Personal information
- Full name: Michael Walter Elwiss
- Date of birth: 2 May 1954 (age 71)
- Place of birth: Doncaster, England
- Height: 6 ft 0 in (1.83 m)
- Position: Forward

Youth career
- Doncaster Rovers

Senior career*
- Years: Team / Apps / (Gls)
- 1971–1974: Doncaster Rovers / 97 / (30)
- 1974–1978: Preston North End / 192 / (60)
- 1978–1980: Crystal Palace / 20 / (7)
- 1980: → Preston North End (loan) / 10 / (3)

= Mike Elwiss =

English footballer

Michael Walter Elwiss (born 2 May 1954 in Doncaster) is an English former footballer who scored 100 goals from 314 games in the Football League playing as a forward for Doncaster Rovers, Preston North End and Crystal Palace.

He joined Doncaster Rovers as a junior, and scored twice in a 3–1 win against Newport County in October 1971 on his Football League debut. He was the club's top scorer in his first full season, repeated the feat the following year, then, having scored 34 goals from 108 appearances in all competitions, he joined Preston North End in February 1974 for a club record £70,000 fee.

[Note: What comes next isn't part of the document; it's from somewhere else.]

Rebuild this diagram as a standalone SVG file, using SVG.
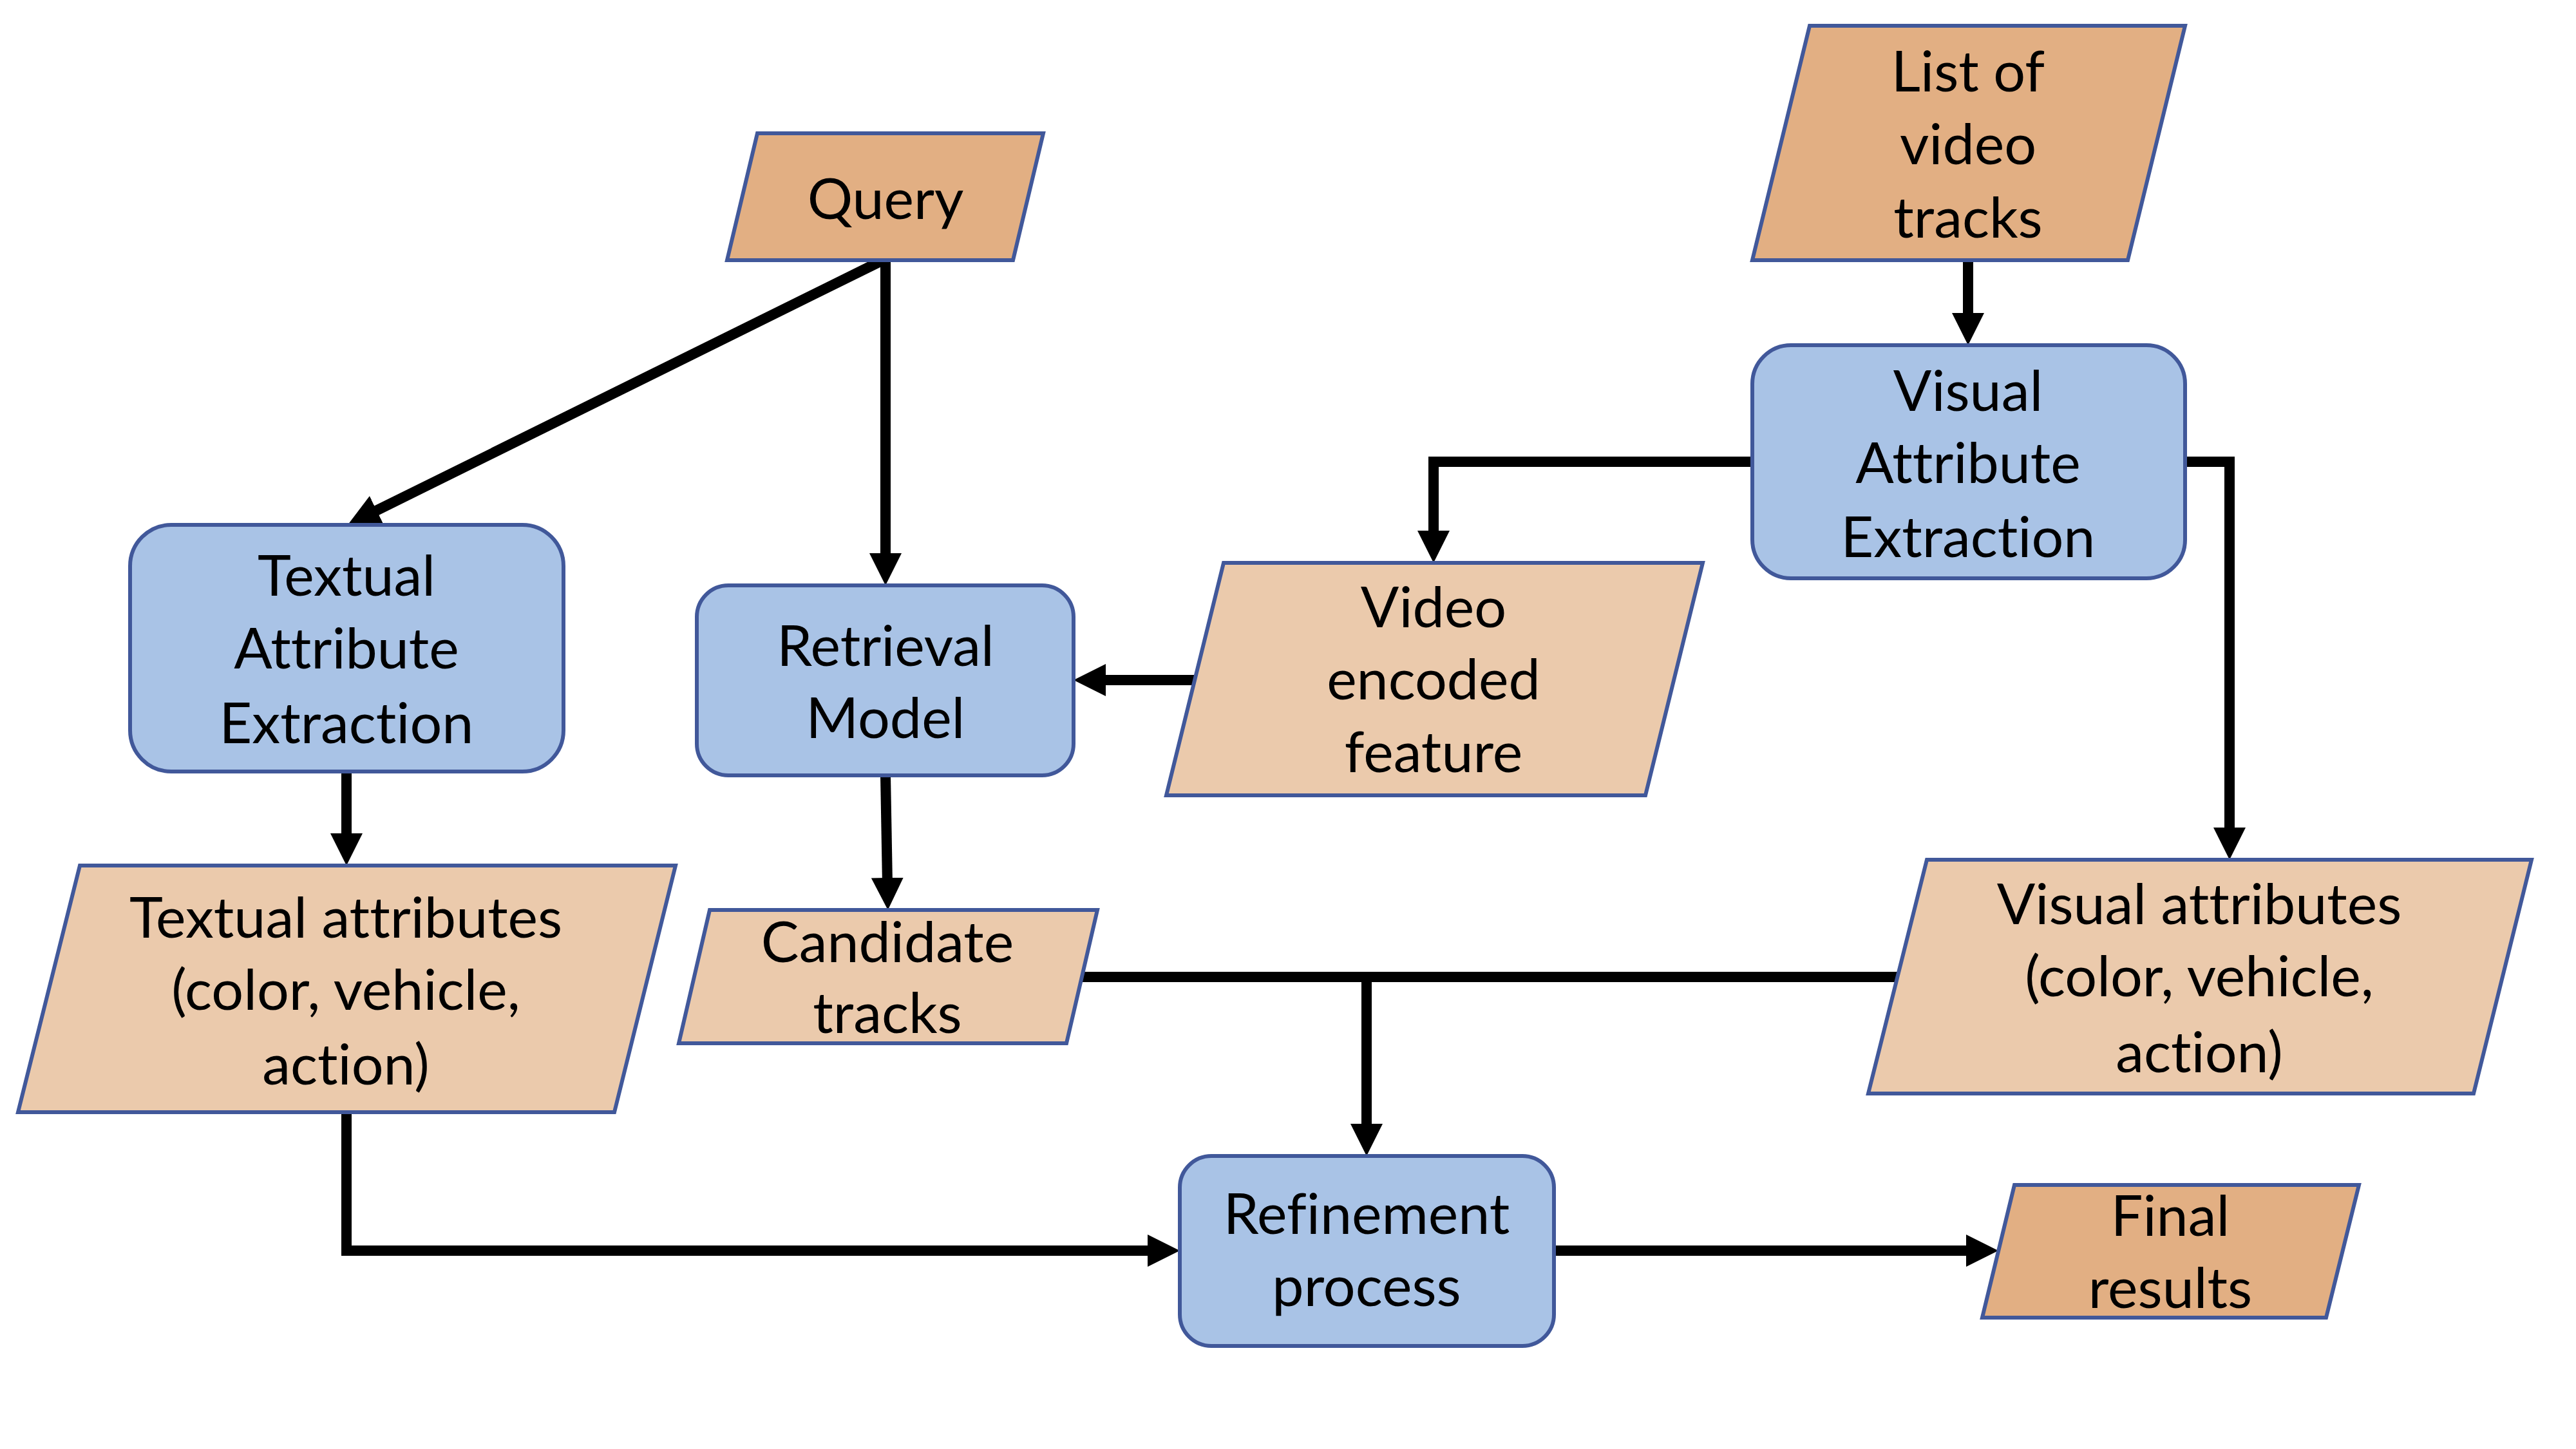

He scored both goals in a 2–2 draw against Carlisle United in his debut on 2 March 1974. He was twice named as the club's Player of the Year, and his strike partnership with Alex Bruce helped the club to promotion to the Second Division in 1978. After 60 goals from 192 league appearances, he joined Crystal Palace for a club record fee of £200,000. He played 20 games for Palace, scoring 7 goals, and helped them to promotion to the First Division in 1979, but a knee injury effectively finished his career. He returned to Deepdale on loan in March 1980, making a further 10 appearances and scoring 3 goals, before his injury forced his retirement at the age of 27.